Porsche Battery Maintainer
quattro at frank.mercea.net
Wed Apr 12 15:40:08 EDT 2006
On Apr 12, 2006, at 1:32 PM, Ned Ritchie wrote:
> Charging while keeping the battery charged does not prevent the
> lead from
> sulfating on the plates.
Sulfation doesn't happen above a certain state of charge, and
certainly not on a battery kept on float; that's the whole point of a
maintenance charger. A float charge won't reverse sulfating that has
already occurred (most likely), but it will prevent further sulfating.
> There is a battery maintainer that works
> differently. It is used by the US Military and others.
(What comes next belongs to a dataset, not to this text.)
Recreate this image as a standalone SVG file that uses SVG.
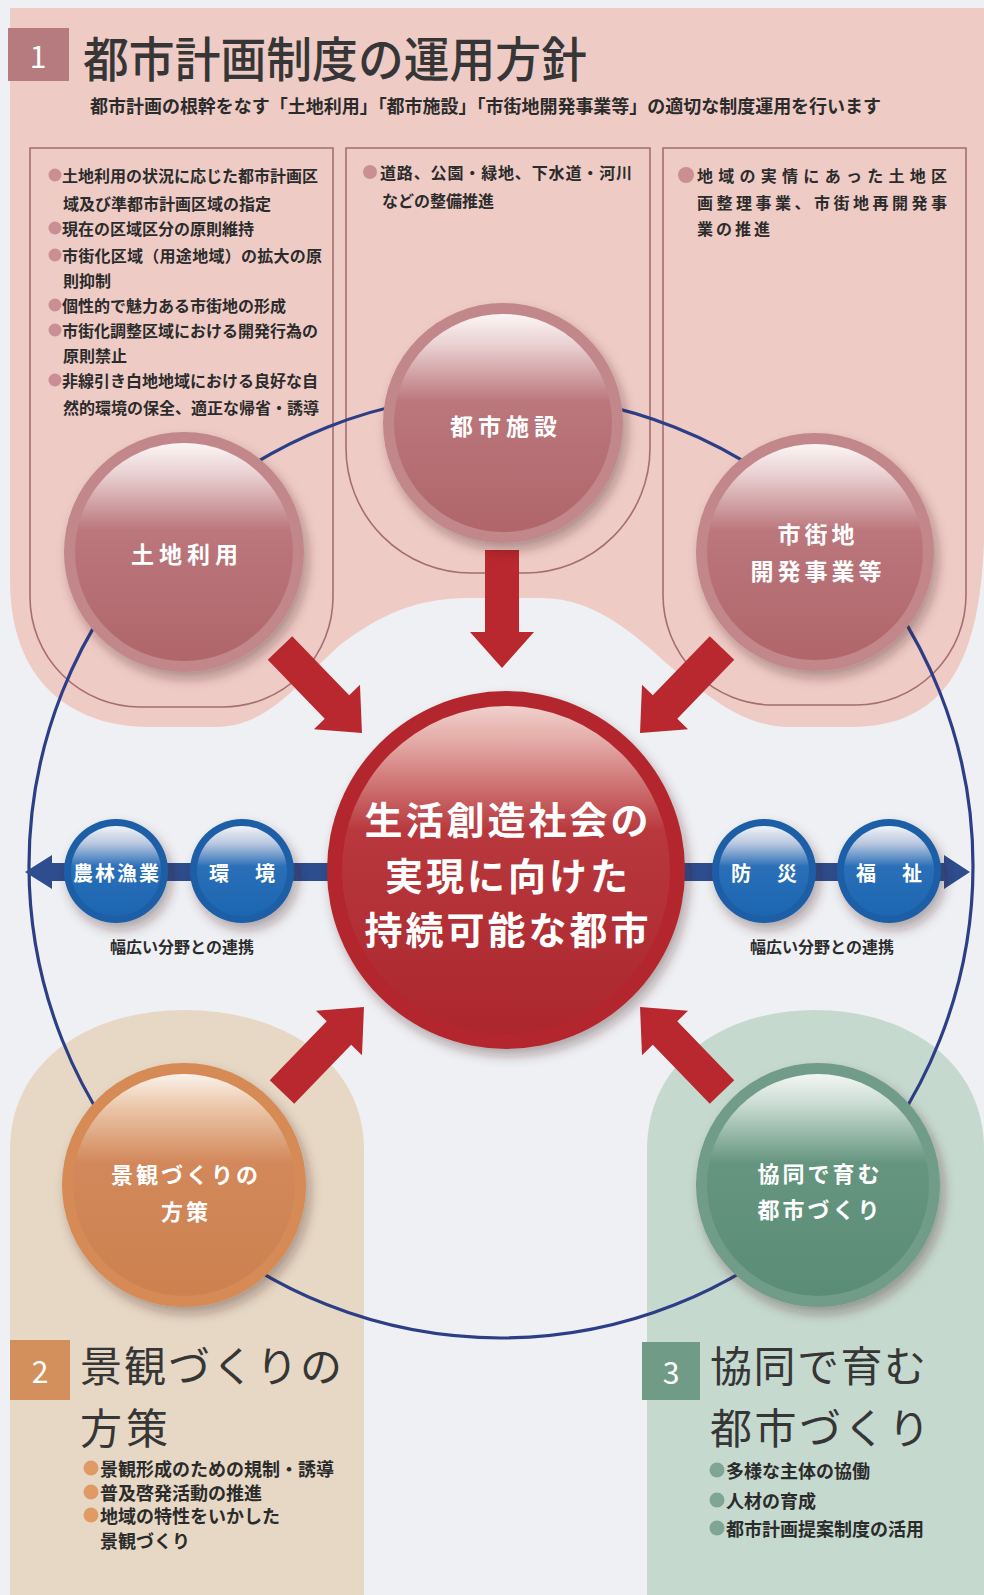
<svg xmlns="http://www.w3.org/2000/svg" width="984" height="1595" viewBox="0 0 984 1595">
<style>
.t{font-family:"Noto Sans CJK JP","Noto Sans",sans-serif;}
.b{font-weight:700}
.w{fill:#ffffff}
.d{fill:#2b2b2b}
.m{text-anchor:middle;dominant-baseline:central}
.c{dominant-baseline:central}
.ol{fill:none;stroke:#a56e70;stroke-width:1.6}
.arr{fill:#b8282e}
</style>
<defs>
<filter id="sh" x="-25%" y="-25%" width="160%" height="160%">
<feDropShadow dx="4" dy="7" stdDeviation="6" flood-color="#3a1a1a" flood-opacity="0.35"/>
</filter>
<linearGradient id="gPink" x1="0" y1="0" x2="0" y2="1">
<stop offset="0" stop-color="#fbf5f5"/><stop offset="0.14" stop-color="#ead1d2"/><stop offset="0.4" stop-color="#bb777c"/><stop offset="1" stop-color="#b0666b"/>
</linearGradient>
<linearGradient id="gRed" x1="0" y1="0" x2="0" y2="1">
<stop offset="0" stop-color="#f0d0cc"/><stop offset="0.12" stop-color="#e2a6a2"/><stop offset="0.38" stop-color="#b8383d"/><stop offset="1" stop-color="#ab272d"/>
</linearGradient>
<linearGradient id="gBlue" x1="0" y1="0" x2="0" y2="1">
<stop offset="0" stop-color="#f2f4f8"/><stop offset="0.2" stop-color="#b7c6df"/><stop offset="0.45" stop-color="#2a6fb8"/><stop offset="1" stop-color="#1c66b1"/>
</linearGradient>
<linearGradient id="gOr" x1="0" y1="0" x2="0" y2="1">
<stop offset="0" stop-color="#faf2ec"/><stop offset="0.14" stop-color="#ecc9ac"/><stop offset="0.4" stop-color="#d2885a"/><stop offset="1" stop-color="#cd8150"/>
</linearGradient>
<linearGradient id="gGr" x1="0" y1="0" x2="0" y2="1">
<stop offset="0" stop-color="#f3f6f4"/><stop offset="0.14" stop-color="#c9dbd2"/><stop offset="0.4" stop-color="#65957f"/><stop offset="1" stop-color="#5b8c76"/>
</linearGradient>
<path id="ra" d="M0,-17 H82 V-32 L118,0 L82,32 V17 H0 Z"/>
</defs>

<rect x="0" y="0" width="984" height="1595" fill="#eff0f4"/>

<g id="regions">
<path d="M8,8 H984 V540 C980,670 940,727 850,727 H790 C745,727 715,700 680,675 C640,640 600,598 540,598 H470 C415,598 380,615 340,645 C300,680 270,727 215,727 H150 C70,727 10,680 10,580 V8 Z" fill="#efcbc6"/>
<path d="M10,1595 V1150 C10,1060 90,1010 185,1010 C280,1010 364,1060 364,1150 V1595 Z" fill="#e7d8c5"/>
<path d="M647,1595 V1150 C647,1060 725,1010 815,1010 C905,1010 984,1060 984,1150 V1595 Z" fill="#c6d9cf"/>
<path class="ol" d="M30,148 H333 V597 A110,110 0 0 1 223,707 H140 A110,110 0 0 1 30,597 Z"/>
<path class="ol" d="M346,148 H650 V448 A125,125 0 0 1 525,573 H471 A125,125 0 0 1 346,448 Z"/>
<path class="ol" d="M663,148 H966 V595 A110,110 0 0 1 856,705 H773 A110,110 0 0 1 663,595 Z"/>
</g>

<g id="section1-header">
<rect x="8" y="28" width="61" height="53" fill="#b57b7f"/>
<text x="38" y="55" class="t m w" font-size="30">1</text>
<text x="83" y="56" class="t c" font-size="48" font-weight="500" fill="#363636" textLength="504" lengthAdjust="spacingAndGlyphs">都市計画制度の運用方針</text>
<text x="90" y="105" class="t b c d" font-size="18" textLength="791" lengthAdjust="spacingAndGlyphs">都市計画の根幹をなす「土地利用」「都市施設」「市街地開発事業等」の適切な制度運用を行います</text>
</g>

<g id="col-left" class="t b d" font-size="16">
<g fill="#c98f92"><circle cx="55" cy="175" r="6.5"/><circle cx="55" cy="228" r="6.5"/><circle cx="55" cy="255" r="6.5"/><circle cx="55" cy="305" r="6.5"/><circle cx="55" cy="330" r="6.5"/><circle cx="55" cy="380" r="6.5"/></g>
<text x="62" y="175" class="c">土地利用の状況に応じた都市計画区</text>
<text x="63" y="203" class="c">域及び準都市計画区域の指定</text>
<text x="62" y="228" class="c">現在の区域区分の原則維持</text>
<text x="62" y="255" class="c" textLength="260">市街化区域（用途地域）の拡大の原</text>
<text x="63" y="280" class="c">則抑制</text>
<text x="62" y="305" class="c">個性的で魅力ある市街地の形成</text>
<text x="62" y="330" class="c">市街化調整区域における開発行為の</text>
<text x="63" y="355" class="c">原則禁止</text>
<text x="62" y="380" class="c">非線引き白地地域における良好な自</text>
<text x="63" y="407" class="c">然的環境の保全、適正な帰省・誘導</text>
</g>

<g id="col-mid" class="t b d" font-size="16">
<circle cx="370" cy="172" r="7" fill="#c98f92"/>
<text x="380" y="172" class="c" textLength="252">道路、公園・緑地、下水道・河川</text>
<text x="382" y="200" class="c">などの整備推進</text>
</g>

<g id="col-right" class="t b d" font-size="16">
<circle cx="686" cy="175" r="8" fill="#c98f92"/>
<text x="697" y="175" class="c" textLength="250">地域の実情にあった土地区</text>
<text x="697" y="202" class="c" textLength="250">画整理事業、市街地再開発事</text>
<text x="697" y="228" class="c" letter-spacing="3">業の推進</text>
</g>

<g id="connectors">
<circle cx="501" cy="866" r="472" fill="none" stroke="#2c3f86" stroke-width="3.2"/>
<polygon points="25,872 52,855 52,863 944,863 944,855 970,872 944,889 944,881 52,881 52,889" fill="#2e4d8e"/>
<use href="#ra" class="arr" transform="translate(502,550) rotate(90)"/>
<use href="#ra" class="arr" transform="translate(280,648) rotate(46)"/>
<use href="#ra" class="arr" transform="translate(722,648) rotate(134)"/>
<use href="#ra" class="arr" transform="translate(282,1092) rotate(-46)"/>
<use href="#ra" class="arr" transform="translate(722,1092) rotate(-134)"/>
</g>

<g id="n-tochi">
<circle cx="184" cy="552" r="120" fill="#c2878a" filter="url(#sh)"/>
<circle cx="184" cy="552" r="109" fill="url(#gPink)"/>
<text x="187" y="553" class="t b m w" font-size="23" letter-spacing="5">土地利用</text>
</g>
<g id="n-toshishisetsu">
<circle cx="503" cy="423" r="120" fill="#c2878a" filter="url(#sh)"/>
<circle cx="503" cy="423" r="109" fill="url(#gPink)"/>
<text x="506" y="425" class="t b m w" font-size="23" letter-spacing="5">都市施設</text>
</g>
<g id="n-shigaichi">
<circle cx="815" cy="552" r="119" fill="#c2878a" filter="url(#sh)"/>
<circle cx="815" cy="552" r="108" fill="url(#gPink)"/>
<text x="818" y="533" class="t b m w" font-size="23" letter-spacing="4">市街地</text>
<text x="818" y="570" class="t b m w" font-size="23" letter-spacing="4">開発事業等</text>
</g>

<g id="n-center">
<circle cx="506" cy="870" r="179" fill="#b3282e" filter="url(#sh)"/>
<circle cx="506" cy="870" r="164" fill="url(#gRed)"/>
<text x="508" y="817" class="t b m w" font-size="38" letter-spacing="3">生活創造社会の</text>
<text x="508" y="873" class="t b m w" font-size="38" letter-spacing="3">実現に向けた</text>
<text x="508" y="927" class="t b m w" font-size="38" letter-spacing="3">持続可能な都市</text>
</g>

<g id="n-nourin">
<circle cx="116" cy="871" r="52" fill="#1f5fa6" filter="url(#sh)"/>
<circle cx="116" cy="871" r="45" fill="url(#gBlue)"/>
<text x="117" y="872" class="t b m w" font-size="20" letter-spacing="2">農林漁業</text>
</g>
<g id="n-kankyo">
<circle cx="242" cy="871" r="52" fill="#1f5fa6" filter="url(#sh)"/>
<circle cx="242" cy="871" r="45" fill="url(#gBlue)"/>
<text x="255" y="872" class="t b m w" font-size="20" letter-spacing="26">環境</text>
</g>
<g id="n-bousai">
<circle cx="764" cy="871" r="52" fill="#1f5fa6" filter="url(#sh)"/>
<circle cx="764" cy="871" r="45" fill="url(#gBlue)"/>
<text x="777" y="872" class="t b m w" font-size="20" letter-spacing="26">防災</text>
</g>
<g id="n-fukushi">
<circle cx="889" cy="871" r="52" fill="#1f5fa6" filter="url(#sh)"/>
<circle cx="889" cy="871" r="45" fill="url(#gBlue)"/>
<text x="902" y="872" class="t b m w" font-size="20" letter-spacing="26">福祉</text>
</g>
<g id="labels-renkei" class="t b d" font-size="16">
<text x="182" y="946" class="m">幅広い分野との連携</text>
<text x="822" y="946" class="m">幅広い分野との連携</text>
</g>

<g id="n-keikan">
<circle cx="184" cy="1185" r="122" fill="#d68a55" filter="url(#sh)"/>
<circle cx="184" cy="1185" r="111" fill="url(#gOr)"/>
<text x="186" y="1173" class="t b m w" font-size="22" letter-spacing="3">景観づくりの</text>
<text x="186" y="1210" class="t b m w" font-size="22" letter-spacing="3">方策</text>
</g>
<g id="n-kyoudou">
<circle cx="818" cy="1185" r="122" fill="#6f9c89" filter="url(#sh)"/>
<circle cx="818" cy="1185" r="111" fill="url(#gGr)"/>
<text x="820" y="1172" class="t b m w" font-size="22" letter-spacing="3">協同で育む</text>
<text x="820" y="1208" class="t b m w" font-size="22" letter-spacing="3">都市づくり</text>
</g>

<g id="section2">
<rect x="10" y="1340" width="60" height="60" fill="#d4905c"/>
<text x="40" y="1370" class="t m w" font-size="30">2</text>
<text x="80" y="1382" class="t" font-size="42" fill="#363636" textLength="262">景観づくりの</text>
<text x="80" y="1444" class="t" font-size="42" fill="#363636" textLength="88">方策</text>
<g fill="#e09a66"><circle cx="91" cy="1468" r="7.5"/><circle cx="91" cy="1492" r="7.5"/><circle cx="91" cy="1515" r="7.5"/></g>
<g class="t b d" font-size="18">
<text x="100" y="1468" class="c">景観形成のための規制・誘導</text>
<text x="100" y="1492" class="c">普及啓発活動の推進</text>
<text x="100" y="1515" class="c">地域の特性をいかした</text>
<text x="100" y="1540" class="c">景観づくり</text>
</g>
</g>

<g id="section3">
<rect x="642" y="1342" width="58" height="58" fill="#6f9b87"/>
<text x="671" y="1371" class="t m w" font-size="30">3</text>
<text x="710" y="1382" class="t" font-size="42" fill="#363636" textLength="216">協同で育む</text>
<text x="710" y="1444" class="t" font-size="42" fill="#363636" textLength="220">都市づくり</text>
<g fill="#7fa594"><circle cx="717" cy="1470" r="7.5"/><circle cx="717" cy="1500" r="7.5"/><circle cx="717" cy="1528" r="7.5"/></g>
<g class="t b d" font-size="18">
<text x="726" y="1470" class="c">多様な主体の協働</text>
<text x="726" y="1500" class="c">人材の育成</text>
<text x="726" y="1528" class="c">都市計画提案制度の活用</text>
</g>
</g>
</svg>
The US military is also spending billions on a missile defense system
that doesn't work. Also, the tests conducted by the university cited
by Pulsetech conveniently omits the fact that the batteries compared
were a)battery connected to a pulsing device with a solar panel
trickle charger versus b)a battery connected to neither. Well...no
kidding the battery with the solar trickle charger was in better
condition and its state of charge increased. The "study" has never
been fully published on the web or anywhere else. Unpublished
university research = questionable/worthless/for-hire university
> It is NOT a
> charger, but it works better than a charger to keep your battery up to
Or you can build the same thing based off a 555 timer, for about $20
in parts; cheaper if you can find a suitable inductor and such in
scrap electronics, and a bit of breadboard and misc resistors and
such hanging around. Just google "DIY desulfator". There are at
least a couple designs floating around on the net, and in general
they're rumored to work far better than any of the "commercial"
systems. The maximum current of the pulse delivered seems to be a
major factor, as is the number of pulses- and the homebrewed units
with beefy cables deliver a bigger pulse and some designs even
incorporate a little LCD that displays a value roughly related to how
sulfated the battery is. Yes, they work- there are guys that make a
hobby/side business out of recycling old golf cart/forklift batteries
for their home solar systems and such.
It's also a built-in feature on a number of chargers made by Vector
(pretty good chargers, by the way. They had some QA issues with some
early units, but they're straightened out now; my first one died
within a month or two and was replaced by Pep Boys without much
complaint, even though I didn't have a receipt. The new unit has
worked great for quite a while.) The only annoyance is that the
Vector charger desulfator "mode" only works for 24 hours before
shutting itself off, for unjustified reasons.